AGORA offers students and academics free or low-cost access to scientific literature
Students, researchers and academics in some of the world's poorest countries will gain free or low-cost access to a wealth of scientific literature under a new initiative announced today by FAO and a range of public and private sector partners.
The AGORA (Access to Global Online Research in Agriculture) initiative will provide access to more than 400 key journals in food, nutrition, agriculture and related biological, environmental and social sciences.

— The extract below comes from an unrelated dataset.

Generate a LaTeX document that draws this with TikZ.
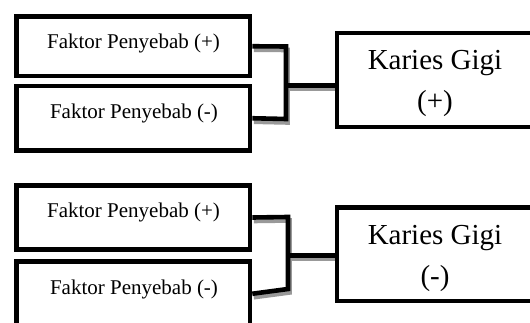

The demand for scientific literature in developing countries has gone unfulfilled for many years. Gaining access to current scientific information has become a daily struggle for thousands of students, researchers and academics.
A promising example
While students are unable to access the literature and acquire the knowledge they need, researchers and academics are confronted with mounting difficulties in publishing their findings in peer-reviewed journals, updating their teaching curricula and identifying funding.
"The AGORA initiative is a promising example of the International Alliance Against Hunger in action," according to Anton Mangstl, Director of FAO's Library and Documentation Systems Division.
International Alliance Against Hunger is the theme of this year's World Food Day - 16 October - which marks the anniversary of FAO.
"By bringing together bilateral agencies, UN agencies, private foundations and international scientific publishers, AGORA demonstrates that the public and private sectors can work together to build greater momentum towards building a world without hunger," Mr. Mangstl said.
Founding publishers of AGORA are : Blackwell Publishing ; CABI Publishing ; Elsevier ; Kluwer Academic Publishers ; Lippincott, Williams & Wilkins; Nature Publishing Group ; Oxford University Press ; Springer Verlag ; and John Wiley and Sons.
Funding and support is also provided by Cornell University Mann Library, Rockefeller Foundation, the United Kingdom Department for International Development and the United States Agency for International Development.
Eric Swanson, Senior Vice-President of John Wiley and Sons, Inc, and Chair of the International Association of Scientific, Technical and Medical Publishers said: "There can be few things more satisfying to a scientific publisher than to contribute to a practical program to make valuable information easily available in places where it will be used to improve health, nutrition and education of the world's poor."
"I look forward to working with FAO, academic institutions and the computing and telecommunications industries to make this important initiative live up to its full potential," Mr. Swanson also said.
"FAO is committed to strengthening capacity for knowledge generation and dissemination as a contribution to achievement of the goals of the International Alliance Against Hunger and as a follow-up to the World Food Summit," Mr. Mangstl stated.
The AGORA website has been developed in close cooperation between FAO and Cornell University, with funding provided by the Rockefeller Foundation, based on tools and systems developed by WHO for a similar service in health called HINARI.